Bandar-bandar besar ditangkapi, lengkap dengan barang bukti berton-ton bahan racikan narkoba, juga bangunan pabrik super gede penuh bahan kimia siap olah. Hasilnya? Orang-orang tetap harus mabuk, dan itu berarti, seperti teori ekonomi paling tua dalam peradaban manusia: demand akan memaksa supply. Bagaimana caranya? Selalu ada cara!

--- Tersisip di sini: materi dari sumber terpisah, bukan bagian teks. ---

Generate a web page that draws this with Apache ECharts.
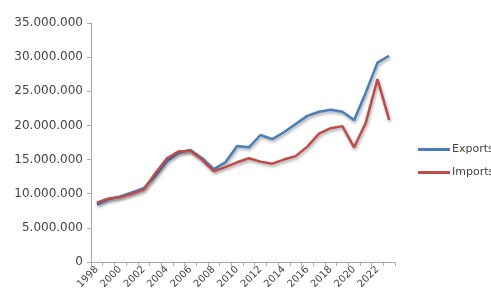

Seperti olok-olokan tentang sehebat-hebatnya polisi, penjahat masih tak mati akal untuk beraksi, maka mau tak mau perlu ada akal yang lebih radikal, berbeda dan tak biasa, revolusioner bila perlu, untuk menginsafkan ritual mabuk para pemabuk. Sesuatu yang benar-benar menakutkan, dan harus jauh lebih menakutkan tinimbang risiko mabuk sendiri. Kalau sekadar hukuman mati, misalnya, mungkin bukanlah ancaman menakutkan, karena para pemabuk toh sudah menantang mati dengan mabuk-mabukannya itu. Para penantang kematian kok diancam hukuman mati!
Jadi? Tentu saja ancamannya harus sesuatu yang “paling menakutkan” bagi para pemabuk, yang sudah tentu mesti lebih menakutkan dari sekadar hukuman mati. Apa itu? Hmm, karena saya sendiri bukan pemabuk, sampai tulisan ini harus ditutup, saya belum temukan jawabannya. Ada (pemabuk) yang bisa membantu?
***
Suami pemabuk yang setiap hari menghabiskan berbotol-botol minuman keras tadi, berniat insaf dan memeriksakan kesehatannya ke laboratorium. Hasil pemeriksaan dari laboratorium itu diserahkannya kepada dokter penyakit dalam.
Lama ia menunggu dokter mengamati lembar pemeriksaan itu. Ketika tak kunjung terdengar komentar, ia bertanya. “Bagaimana, Dok? Apa keadaan saya baik-baik saja?”